* DATA BLOCK
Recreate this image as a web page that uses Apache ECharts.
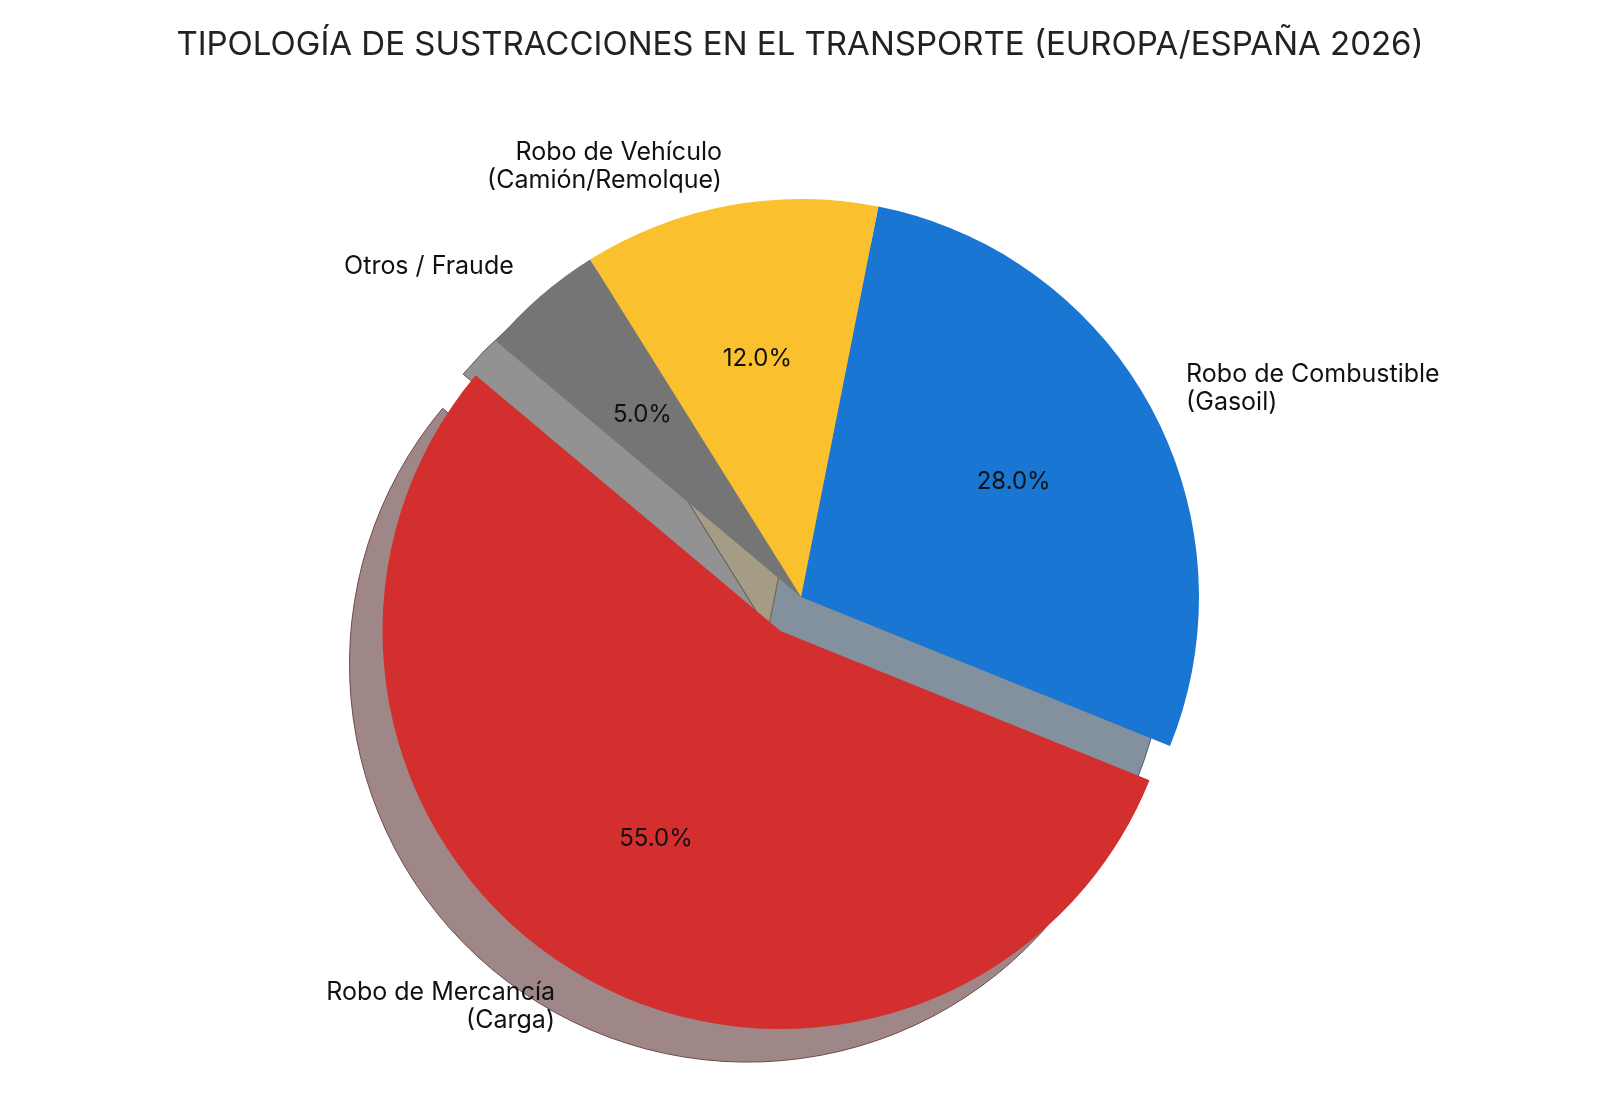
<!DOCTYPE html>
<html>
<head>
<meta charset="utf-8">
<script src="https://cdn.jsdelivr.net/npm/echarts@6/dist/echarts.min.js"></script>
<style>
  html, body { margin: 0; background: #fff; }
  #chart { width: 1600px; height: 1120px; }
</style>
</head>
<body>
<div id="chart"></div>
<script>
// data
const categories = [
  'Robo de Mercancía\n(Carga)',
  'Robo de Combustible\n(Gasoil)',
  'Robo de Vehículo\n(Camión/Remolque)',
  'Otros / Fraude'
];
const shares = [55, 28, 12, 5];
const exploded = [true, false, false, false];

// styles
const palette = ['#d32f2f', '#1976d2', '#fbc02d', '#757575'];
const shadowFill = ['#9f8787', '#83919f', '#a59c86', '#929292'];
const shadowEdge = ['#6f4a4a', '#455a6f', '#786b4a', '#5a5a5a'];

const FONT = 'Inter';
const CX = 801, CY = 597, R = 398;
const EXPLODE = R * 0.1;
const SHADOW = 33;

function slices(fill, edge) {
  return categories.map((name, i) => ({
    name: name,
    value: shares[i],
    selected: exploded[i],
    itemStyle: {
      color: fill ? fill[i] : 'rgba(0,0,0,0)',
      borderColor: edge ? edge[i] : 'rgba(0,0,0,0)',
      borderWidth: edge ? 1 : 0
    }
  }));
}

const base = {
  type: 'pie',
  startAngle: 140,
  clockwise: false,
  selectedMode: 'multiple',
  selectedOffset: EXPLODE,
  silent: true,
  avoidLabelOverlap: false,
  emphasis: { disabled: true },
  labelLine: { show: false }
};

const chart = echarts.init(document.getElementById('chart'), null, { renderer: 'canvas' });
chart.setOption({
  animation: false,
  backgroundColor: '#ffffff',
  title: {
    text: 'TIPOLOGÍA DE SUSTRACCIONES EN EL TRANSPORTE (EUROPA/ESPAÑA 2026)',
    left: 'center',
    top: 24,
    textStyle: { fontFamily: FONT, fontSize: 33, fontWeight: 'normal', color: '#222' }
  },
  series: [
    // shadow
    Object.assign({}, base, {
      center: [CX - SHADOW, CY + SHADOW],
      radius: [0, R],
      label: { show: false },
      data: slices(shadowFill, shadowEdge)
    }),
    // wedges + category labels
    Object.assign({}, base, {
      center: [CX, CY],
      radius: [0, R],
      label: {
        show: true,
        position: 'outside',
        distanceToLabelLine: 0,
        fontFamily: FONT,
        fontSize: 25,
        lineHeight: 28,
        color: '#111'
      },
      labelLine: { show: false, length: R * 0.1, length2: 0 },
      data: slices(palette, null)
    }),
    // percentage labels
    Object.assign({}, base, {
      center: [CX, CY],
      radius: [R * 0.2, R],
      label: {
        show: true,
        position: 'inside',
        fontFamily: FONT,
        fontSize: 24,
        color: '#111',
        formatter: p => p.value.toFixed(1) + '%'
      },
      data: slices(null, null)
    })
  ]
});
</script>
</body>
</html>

* WRITTEN TASK
Take the material above from its first line through the line holding "const exploded = [true, false, false, false];" and set it down exactly, without the pictures.

* THE OUTPUT
Recreate this image as a web page that uses Apache ECharts.
<!DOCTYPE html>
<html>
<head>
<meta charset="utf-8">
<script src="https://cdn.jsdelivr.net/npm/echarts@6/dist/echarts.min.js"></script>
<style>
  html, body { margin: 0; background: #fff; }
  #chart { width: 1600px; height: 1120px; }
</style>
</head>
<body>
<div id="chart"></div>
<script>
// data
const categories = [
  'Robo de Mercancía\n(Carga)',
  'Robo de Combustible\n(Gasoil)',
  'Robo de Vehículo\n(Camión/Remolque)',
  'Otros / Fraude'
];
const shares = [55, 28, 12, 5];
const exploded = [true, false, false, false];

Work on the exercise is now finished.